Para interpretar o líder comunitário Juvenal, Antônio Fagundes precisou fazer duas pequenas alterações em seu visual. A primeira delas, e mais desconfortável, foi o bigode, que, segundo o ator, passa a idéia de autoritarismo que o personagem precisa carregar. E nem a mudança de fase vai ajudar o ator nessa tarefa. Com o passar do tempo, a idéia é deixar o visual ainda mais carregado. "Ele vai crescer de acordo com a novela. Ainda não me acostumei, esses pêlos me dão um certo nervosismo. Mas a gente tem de encarar", diz.

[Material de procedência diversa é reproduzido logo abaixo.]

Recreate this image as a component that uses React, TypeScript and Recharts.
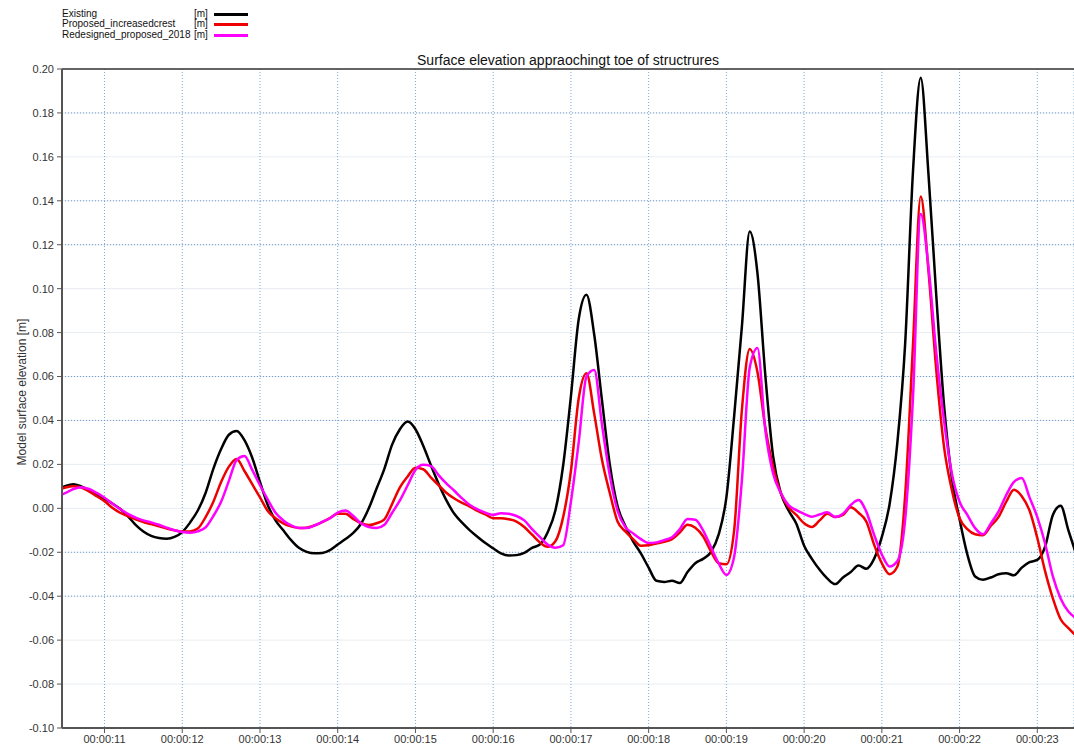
import { CartesianGrid, Line, LineChart, ReferenceLine, XAxis, YAxis } from 'recharts'

const FONT = '"Liberation Sans", Arial, sans-serif'

// sample times in seconds, 0.1 s apart
const time = [
  10.4, 10.5, 10.6, 10.7, 10.8, 10.9,
  11.0, 11.1, 11.2, 11.3, 11.4, 11.5, 11.6, 11.7, 11.8, 11.9,
  12.0, 12.1, 12.2, 12.3, 12.4, 12.5, 12.6, 12.7, 12.8, 12.9,
  13.0, 13.1, 13.2, 13.3, 13.4, 13.5, 13.6, 13.7, 13.8, 13.9,
  14.0, 14.1, 14.2, 14.3, 14.4, 14.5, 14.6, 14.7, 14.8, 14.9,
  15.0, 15.1, 15.2, 15.3, 15.4, 15.5, 15.6, 15.7, 15.8, 15.9,
  16.0, 16.1, 16.2, 16.3, 16.4, 16.5, 16.6, 16.7, 16.8, 16.9,
  17.0, 17.1, 17.2, 17.3, 17.4, 17.5, 17.6, 17.7, 17.8, 17.9,
  18.0, 18.1, 18.2, 18.3, 18.4, 18.5, 18.6, 18.7, 18.8, 18.9,
  19.0, 19.1, 19.2, 19.3, 19.4, 19.5, 19.6, 19.7, 19.8, 19.9,
  20.0, 20.1, 20.2, 20.3, 20.4, 20.5, 20.6, 20.7, 20.8, 20.9,
  21.0, 21.1, 21.2, 21.3, 21.4, 21.5, 21.6, 21.7, 21.8, 21.9,
  22.0, 22.1, 22.2, 22.3, 22.4, 22.5, 22.6, 22.7, 22.8, 22.9,
  23.0, 23.1, 23.2, 23.3, 23.4, 23.5,
]

const existing = [
  0.0085, 0.0102, 0.011, 0.01, 0.0083, 0.0064,
  0.0044, 0.0022, -0.0002, -0.0035, -0.0075, -0.0105, -0.0125, -0.0135, -0.0138, -0.013,
  -0.0108, -0.0065, -0.001, 0.007, 0.018, 0.027, 0.0335, 0.0352, 0.031, 0.023,
  0.012, 0.0015, -0.0055, -0.01, -0.0145, -0.018, -0.0198, -0.0205, -0.0203, -0.019,
  -0.0165, -0.014, -0.0112, -0.007, 0.0, 0.009, 0.018, 0.029, 0.036, 0.0395,
  0.036, 0.0285, 0.0195, 0.011, 0.0035, -0.0025, -0.0065, -0.01, -0.013, -0.0158,
  -0.0182, -0.0205, -0.0215, -0.0213, -0.0203, -0.018, -0.0165, -0.011, -0.001, 0.0195,
  0.051, 0.086, 0.0972, 0.079, 0.049, 0.02, 0.001, -0.008, -0.015, -0.0205,
  -0.027, -0.033, -0.0335, -0.033, -0.034, -0.029, -0.025, -0.023, -0.02, -0.012,
  0.005, 0.042, 0.083, 0.126, 0.107, 0.061, 0.024, 0.007, -0.001, -0.007,
  -0.017, -0.023, -0.028, -0.032, -0.0345, -0.0315, -0.029, -0.026, -0.0275, -0.023,
  -0.013, 0.002, 0.03, 0.075, 0.153, 0.196, 0.152, 0.097, 0.047, 0.014,
  -0.005, -0.021, -0.031, -0.0325, -0.0315, -0.03, -0.0295, -0.0305, -0.027, -0.0245,
  -0.0235, -0.0175, -0.003, 0.0012, -0.01, -0.021,
]

const proposedIncreasedCrest = [
  0.0085, 0.0095, 0.01, 0.0095, 0.0077, 0.0055,
  0.0032, 0.0003, -0.002, -0.0035, -0.005, -0.0062, -0.0072, -0.0082, -0.0092, -0.01,
  -0.0106, -0.0105, -0.0092, -0.004, 0.003, 0.012, 0.019, 0.0225, 0.017, 0.011,
  0.005, -0.0012, -0.0045, -0.0068, -0.0082, -0.009, -0.0088, -0.0078, -0.0063, -0.0045,
  -0.0025, -0.0025, -0.0048, -0.0068, -0.0076, -0.0068, -0.005, 0.002, 0.0095, 0.0145,
  0.0185, 0.0178, 0.014, 0.0105, 0.007, 0.0045, 0.0025, 0.0008, -0.0012, -0.0028,
  -0.0045, -0.0045, -0.005, -0.006, -0.0085, -0.012, -0.0155, -0.0175, -0.015, -0.004,
  0.017, 0.05, 0.0615, 0.043, 0.022, 0.007, -0.006, -0.0105, -0.014, -0.017,
  -0.0168, -0.016, -0.0152, -0.014, -0.011, -0.0075, -0.0088, -0.0127, -0.0195, -0.025,
  -0.0255, -0.01, 0.045, 0.0725, 0.062, 0.037, 0.019, 0.007, 0.0005, -0.003,
  -0.0068, -0.0085, -0.0055, -0.0025, -0.004, -0.003, 0.0005, -0.002, -0.006, -0.0165,
  -0.025, -0.03, -0.0265, 0.006, 0.074, 0.142, 0.108, 0.063, 0.028, 0.0085,
  -0.0045, -0.0095, -0.0118, -0.0122, -0.008, -0.004, 0.003, 0.0085, 0.0055, -0.001,
  -0.0135, -0.0286, -0.041, -0.0505, -0.0545, -0.058,
]

const redesignedProposed2018 = [
  0.0055, 0.007, 0.0088, 0.0096, 0.0088, 0.007,
  0.0048, 0.0022, -0.0003, -0.0025, -0.0042, -0.0055, -0.0064, -0.0075, -0.0088, -0.01,
  -0.0108, -0.0111, -0.0105, -0.0087, -0.0035, 0.003, 0.0125, 0.022, 0.0238, 0.0175,
  0.0105, 0.004, -0.002, -0.0055, -0.0078, -0.0089, -0.009, -0.0078, -0.0062, -0.0045,
  -0.002, -0.001, -0.0035, -0.0068, -0.0085, -0.009, -0.0075, -0.002, 0.0036, 0.0105,
  0.0175, 0.0198, 0.0192, 0.015, 0.0112, 0.008, 0.0045, 0.0015, -0.0005, -0.002,
  -0.003, -0.0022, -0.0025, -0.0035, -0.0055, -0.0095, -0.013, -0.0165, -0.018, -0.0168,
  0.003, 0.03, 0.06, 0.063, 0.038, 0.015, -0.001, -0.0085, -0.0114, -0.014,
  -0.0158, -0.0155, -0.0145, -0.0132, -0.0095, -0.0048, -0.0052, -0.01, -0.0175, -0.025,
  -0.0303, -0.022, 0.013, 0.064, 0.073, 0.036, 0.016, 0.007, 0.0015, -0.0008,
  -0.0025, -0.0038, -0.0028, -0.0018, -0.004, -0.0025, 0.0015, 0.0038, -0.0015, -0.012,
  -0.021, -0.0265, -0.024, -0.005, 0.05, 0.134, 0.11, 0.071, 0.04, 0.016,
  0.003, -0.003, -0.009, -0.0118, -0.007, -0.0015, 0.006, 0.012, 0.0138, 0.005,
  -0.004, -0.016, -0.031, -0.041, -0.047, -0.05,
]

const series = [
  { key: 'existing', name: 'Existing', color: '#000000' },
  { key: 'proposed', name: 'Proposed_increasedcrest', color: '#ee0000' },
  { key: 'redesigned', name: 'Redesigned_proposed_2018', color: '#ff00ff' },
]

const xTicks = [11, 12, 13, 14, 15, 16, 17, 18, 19, 20, 21, 22, 23]
const yTicks = [-0.1, -0.08, -0.06, -0.04, -0.02, 0, 0.02, 0.04, 0.06, 0.08, 0.1, 0.12, 0.14, 0.16, 0.18, 0.2]
const dottedRows = [0.18, 0.14, 0.12, 0.06, 0.04, -0.02, -0.04]

const X_DOMAIN: [number, number] = [10.453, 23.472]
const Y_DOMAIN: [number, number] = [-0.1, 0.2]

// minor ticks: 0.1 s along time, 0.004 m along elevation
const xMinor = Array.from({ length: 130 }, (_, i) => Math.round((10.5 + i * 0.1) * 10) / 10)
const yMinor = Array.from({ length: 76 }, (_, i) => Math.round((-0.1 + i * 0.004) * 1000) / 1000)

const data = time.map((t, i) => ({
  t,
  existing: existing[i],
  proposed: proposedIncreasedCrest[i],
  redesigned: redesignedProposed2018[i],
}))

const formatTime = (s: number) => `00:00:${String(s).padStart(2, '0')}`
const tickStyle = { fontSize: 11, fill: '#333', fontFamily: FONT }
const axisStroke = { stroke: '#555', strokeWidth: 2 }

export default function App() {
  return (
    <div
      style={{
        position: 'absolute',
        left: 0,
        top: 0,
        width: 1074,
        height: 747,
        overflow: 'hidden',
        background: '#fff',
        fontFamily: FONT,
      }}
    >
      <LineChart width={1074} height={747} data={data} margin={{ top: 69, right: 0, bottom: 0, left: 0 }}>
        <CartesianGrid vertical={false} stroke="#e8edf2" />
        <CartesianGrid horizontal={false} stroke="#7eaad4" strokeDasharray="1 2" />
        {dottedRows.map((v) => (
          <ReferenceLine key={v} y={v} stroke="#6e9ccb" strokeDasharray="1 2" />
        ))}
        <XAxis
          xAxisId="minor"
          type="number"
          dataKey="t"
          domain={X_DOMAIN}
          allowDataOverflow
          ticks={xMinor}
          interval={0}
          tick={false}
          tickSize={3}
          tickLine={{ stroke: '#555' }}
          axisLine={false}
          height={0}
        />
        <XAxis
          type="number"
          dataKey="t"
          domain={X_DOMAIN}
          allowDataOverflow
          ticks={xTicks}
          interval={0}
          tickFormatter={formatTime}
          tick={tickStyle}
          tickSize={5}
          tickMargin={2}
          tickLine={{ stroke: '#555' }}
          axisLine={axisStroke}
          height={19}
        />
        <YAxis
          yAxisId="minor"
          type="number"
          domain={Y_DOMAIN}
          ticks={yMinor}
          interval={0}
          tick={false}
          tickSize={3}
          tickLine={{ stroke: '#555' }}
          axisLine={false}
          width={0}
        />
        <YAxis
          type="number"
          domain={Y_DOMAIN}
          ticks={yTicks}
          interval={0}
          tickFormatter={(v: number) => v.toFixed(2)}
          tick={tickStyle}
          tickSize={5}
          tickMargin={3}
          tickLine={{ stroke: '#555' }}
          axisLine={axisStroke}
          width={62}
        />
        <ReferenceLine y={0.2} stroke="#333" strokeWidth={1.5} />
        {series.map((s) => (
          <Line
            key={s.key}
            type="monotone"
            dataKey={s.key}
            name={s.name}
            stroke={s.color}
            strokeWidth={2.5}
            dot={false}
            activeDot={false}
            isAnimationActive={false}
          />
        ))}
      </LineChart>

      {/* y axis title, rotated */}
      <div
        style={{
          position: 'absolute',
          left: 22 - 100,
          top: 392 - 7,
          width: 200,
          height: 14,
          lineHeight: '14px',
          textAlign: 'center',
          fontSize: 12,
          color: '#333',
          transform: 'rotate(-90deg)',
        }}
      >
        Model surface elevation [m]
      </div>

      <div
        style={{
          position: 'absolute',
          left: 62,
          width: 1012,
          top: 52,
          textAlign: 'center',
          fontSize: 14,
          lineHeight: '16px',
          color: '#111',
        }}
      >
        Surface elevation appraochingt toe of structrures
      </div>

      {series.map((s, i) => (
        <div
          key={s.key}
          style={{
            position: 'absolute',
            left: 0,
            top: 9 + i * 10.3,
            height: 10.3,
            width: 260,
            fontSize: 10,
            lineHeight: '10.3px',
            color: '#111',
          }}
        >
          <span style={{ position: 'absolute', left: 62 }}>{s.name}</span>
          <span style={{ position: 'absolute', left: 194 }}>[m]</span>
          <span style={{ position: 'absolute', left: 214, top: 4, width: 34, height: 3, background: s.color }} />
        </div>
      ))}
    </div>
  )
}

A outra parte chata da caracterização fica no braço direito. O ator agora anda com a tatuagem de uma sereia, sugerida por ele mesmo para o papel. Como o personagem pedia esse tipo de visual, Antônio achou melhor escolher uma figura que fosse comum em homens que, atualmente, tenham a sua idade. "Hoje em dia ninguém tatua uma sereia no braço. Se encontrar um homem na rua que tenha uma tatuagem assim, pode ter certeza de foi feita há uns 30 anos", brinca, afirmando que não sai de casa com ela descoberta. "Tenho vergonha", assume.

Déjà vu

Apesar de estarem em núcleos completamente diferentes, Antônio Fagundes espera encontrar o amigo e colega de elenco Stênio Garcia em Duas Caras. Mas, pelo que se sabe da sinopse da história, os dois personagens não devem se cruzar em cena alguma. "Trabalhamos juntos há mais de 30 anos. Somos verdadeiros parceiros e funcionamos muito bem assim. Acho que essa pode ser mais uma oportunidade para um encontro em cena", opina. Além de Stênio, outro grande amigo pessoal de Fagundes participa da novela: Lázaro Ramos. Mas, com este, será a primeira vez que o ator trabalha. "O personagem disputa com o meu o comando da Portelinha", explica.